As I have explained elsewhere, the term had once been used proudly by biblical Christians to resist liberalism in the churches over a century ago. They emphasised the fundamentals of the faith. But later the term was associated with Islamic fundamentalism and became a pejorative term: anyone who still holds steadfast to biblical truth is some sort of ignorant cave-dweller. See more on this here.
But most interesting is when he says that conservatives are implying that the progressives are not real Christians. Hey, I for one am not implying it — I am saying it! When folks claiming to be believers deny the fundamentals of the faith, dismiss the Bible and its teachings, and effectively call God a liar, or someone who does not know what he is talking about, then yeah, I would say they certainly are NOT Christians!

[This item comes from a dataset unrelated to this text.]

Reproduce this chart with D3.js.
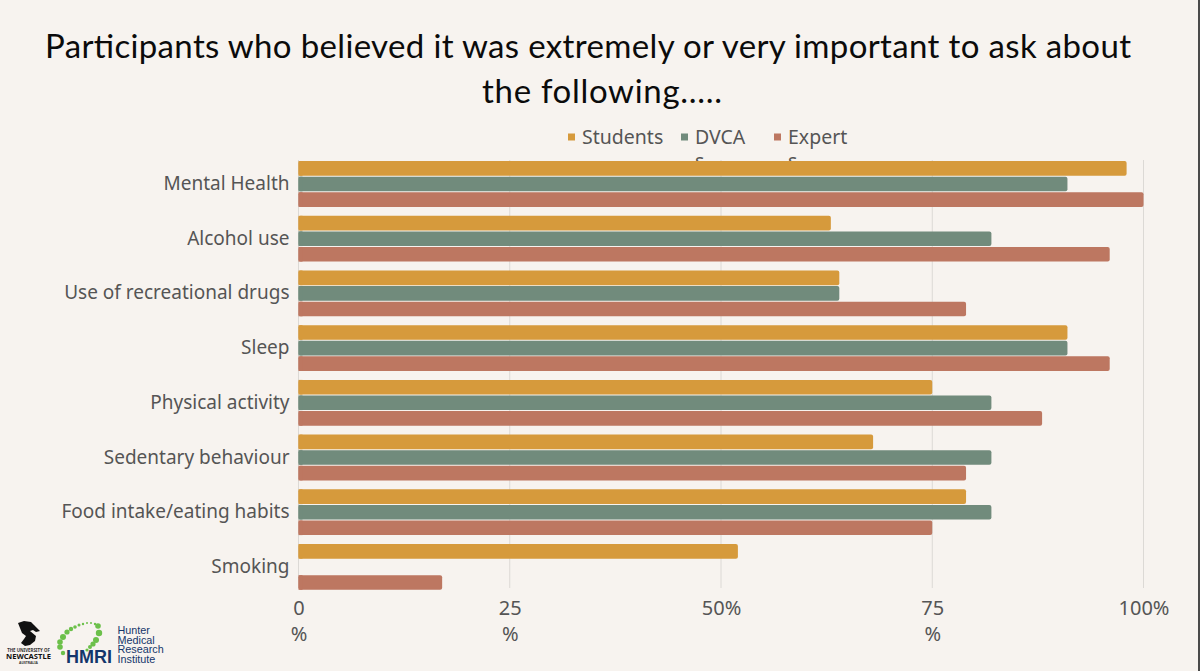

Those wanting much more detail on why this is so are invited to check out all the biblical material that I present on this in the book that I mentioned above. It has all the key Scriptural data to make the case that those pushing this agenda are not at all faithful to the biblical witness.

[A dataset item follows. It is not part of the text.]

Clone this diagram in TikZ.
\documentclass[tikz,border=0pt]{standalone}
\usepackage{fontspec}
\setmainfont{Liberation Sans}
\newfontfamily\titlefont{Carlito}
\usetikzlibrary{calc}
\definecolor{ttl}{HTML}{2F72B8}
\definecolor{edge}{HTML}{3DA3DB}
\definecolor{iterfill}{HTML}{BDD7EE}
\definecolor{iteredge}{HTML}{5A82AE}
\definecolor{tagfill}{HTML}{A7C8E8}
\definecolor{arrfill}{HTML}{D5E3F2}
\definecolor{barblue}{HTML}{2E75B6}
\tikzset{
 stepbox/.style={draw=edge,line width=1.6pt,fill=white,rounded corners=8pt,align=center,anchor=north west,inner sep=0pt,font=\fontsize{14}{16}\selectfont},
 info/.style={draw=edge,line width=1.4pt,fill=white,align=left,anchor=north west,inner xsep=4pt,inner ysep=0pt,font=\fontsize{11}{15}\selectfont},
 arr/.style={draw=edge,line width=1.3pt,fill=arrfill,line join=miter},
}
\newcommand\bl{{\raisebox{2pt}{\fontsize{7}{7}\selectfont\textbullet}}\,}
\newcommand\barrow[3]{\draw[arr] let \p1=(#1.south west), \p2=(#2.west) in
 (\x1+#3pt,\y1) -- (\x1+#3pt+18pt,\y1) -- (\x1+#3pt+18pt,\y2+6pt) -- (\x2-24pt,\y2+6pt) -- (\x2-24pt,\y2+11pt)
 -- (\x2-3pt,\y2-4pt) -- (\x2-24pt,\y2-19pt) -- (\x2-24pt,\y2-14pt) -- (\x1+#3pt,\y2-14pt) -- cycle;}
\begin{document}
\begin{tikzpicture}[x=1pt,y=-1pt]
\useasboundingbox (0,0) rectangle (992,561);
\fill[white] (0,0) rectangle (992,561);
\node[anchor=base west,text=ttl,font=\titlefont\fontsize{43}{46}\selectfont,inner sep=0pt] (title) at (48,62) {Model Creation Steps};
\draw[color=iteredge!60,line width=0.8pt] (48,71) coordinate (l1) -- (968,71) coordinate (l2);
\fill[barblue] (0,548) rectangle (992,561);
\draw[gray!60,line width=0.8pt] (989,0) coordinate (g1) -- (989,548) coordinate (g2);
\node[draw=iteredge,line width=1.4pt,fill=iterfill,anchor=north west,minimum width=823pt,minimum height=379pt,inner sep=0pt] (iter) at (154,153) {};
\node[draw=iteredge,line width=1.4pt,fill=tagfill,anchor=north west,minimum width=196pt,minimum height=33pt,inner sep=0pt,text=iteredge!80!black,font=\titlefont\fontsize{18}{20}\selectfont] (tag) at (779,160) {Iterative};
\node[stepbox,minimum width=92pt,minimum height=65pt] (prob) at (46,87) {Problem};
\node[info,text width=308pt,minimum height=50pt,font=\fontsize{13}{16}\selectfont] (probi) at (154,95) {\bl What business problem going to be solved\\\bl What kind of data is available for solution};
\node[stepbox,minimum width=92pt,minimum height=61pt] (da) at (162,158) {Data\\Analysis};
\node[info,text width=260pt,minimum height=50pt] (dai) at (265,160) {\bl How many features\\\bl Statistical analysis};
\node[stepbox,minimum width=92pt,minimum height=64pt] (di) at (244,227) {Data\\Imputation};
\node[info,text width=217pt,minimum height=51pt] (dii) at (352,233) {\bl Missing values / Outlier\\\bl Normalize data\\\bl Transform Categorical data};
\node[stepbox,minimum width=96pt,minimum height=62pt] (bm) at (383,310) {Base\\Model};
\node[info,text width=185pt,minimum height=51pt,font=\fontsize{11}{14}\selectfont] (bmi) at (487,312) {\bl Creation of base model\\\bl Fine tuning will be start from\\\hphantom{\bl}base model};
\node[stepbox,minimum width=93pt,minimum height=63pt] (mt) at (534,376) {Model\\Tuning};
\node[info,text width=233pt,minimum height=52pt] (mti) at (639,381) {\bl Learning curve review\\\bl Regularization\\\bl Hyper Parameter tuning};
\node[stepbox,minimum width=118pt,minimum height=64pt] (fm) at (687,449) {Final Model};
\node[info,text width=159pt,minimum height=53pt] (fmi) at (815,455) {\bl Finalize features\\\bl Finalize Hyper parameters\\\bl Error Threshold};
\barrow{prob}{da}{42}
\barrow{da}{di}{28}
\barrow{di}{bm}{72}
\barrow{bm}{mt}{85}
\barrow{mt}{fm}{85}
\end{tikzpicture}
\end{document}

But this guy finds that to be offensive. Well, guess what? What I find offensive are these wolves in sheep’s clothing. What I find offensive are these renegades and apostates still pretending to be shepherds of God’s flock. And I have a feeling God takes offence at these wolves as well. In fact, I know He does. As the Apostle Paul warned the Ephesian elders in Acts 20:26-31 ~
Therefore I testify to you this day that I am innocent of the blood of all, for I did not shrink from declaring to you the whole counsel of God. Pay careful attention to yourselves and to all the flock, in which the Holy Spirit has made you overseers, to care for the church of God, which he obtained with his own blood. I know that after my departure fierce wolves will come in among you, not sparing the flock; and from among your own selves will arise men speaking twisted things, to draw away the disciples after them. Therefore be alert.